I'm a big fan of the ridiculous.
I'm an even bigger fan of the silly meets ridiculous.
Remember back when anyone who was anyone (like a year or two ago) was Instagramming their adventures designing a custom, colorful enameled bracelet at one of Roxanne Assoulin's bead parties? An overly simple design with the option to personalize is really all it takes to grab people's attention these days, myself shamelessly included. I remember wanting a monochromatic version so badly. And priced at $75, it's not that horrible a deal. Could you find something similar for less? Yeah, duh. But I must say when a friend of mine who had a stack of them found the color was chipping off, they replaced it straight away. So with a warrantee like that, it's not not worth it.
As a familiar fan of this campy concept, why then am I struggling so to get behind the latest incarnation of this DIY aesthetic?
I first came across Carolina Bucci's Forte Beads Bracelet via Arielle Charnas of Something Navy when she did an Instagram story on hers. Apparently she had seen a woman wearing one, complimented it, and asked if her daughter had made it. The woman then clarified it was not in fact the arts and crafts creation of her child, but was actually a piece by Florentine fine jewelry designer Carolina Bucci.
Now, if I see something and immediately think that a kid made it, upon hearing that it actually costs over $500, my initial instinct is not, I should buy that.
But that is where Arielle and I part ways I suppose, because she seemingly left that interaction and immediately bought one. Or, as influencers are more likely to do, requested one.

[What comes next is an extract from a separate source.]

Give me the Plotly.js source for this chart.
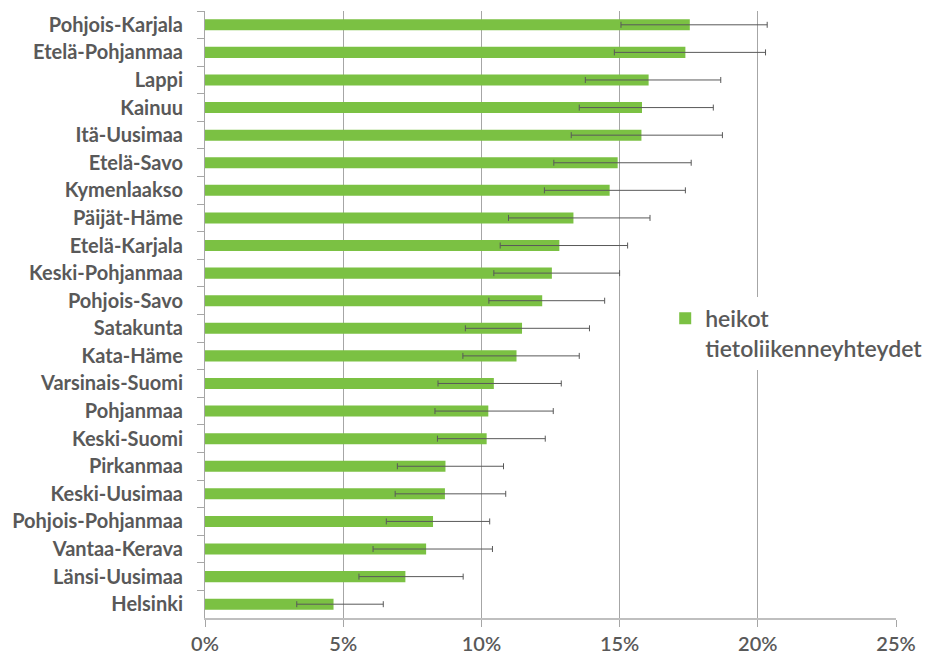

With a price tag of £450, and an exchange rate that's not exactly favorable to us here in the states, this stuff had better be worlds better quality than dime-a-dozen enamel, no? And it is. The bracelet collection is based around a rainbow of precious hard-stone beads, including everything from lapis and coral to amethyst and turquoise. So yeah, I suppose the value is semi-defendable. But still, to spend over half a grand for the fate of constantly having to tell people that your jewelry actually isn't a pity accessory worn out of love for the maker, well that's just too ridiculous for me to get behind.
I'm sure Gwyneth Paltrow would be all over this. Which I'm not going to lie, is a thought alone that does make me slightly reconsider my stance. But for now, sans Goop approval, I stand firm in my skeptical judgment. Do you agree?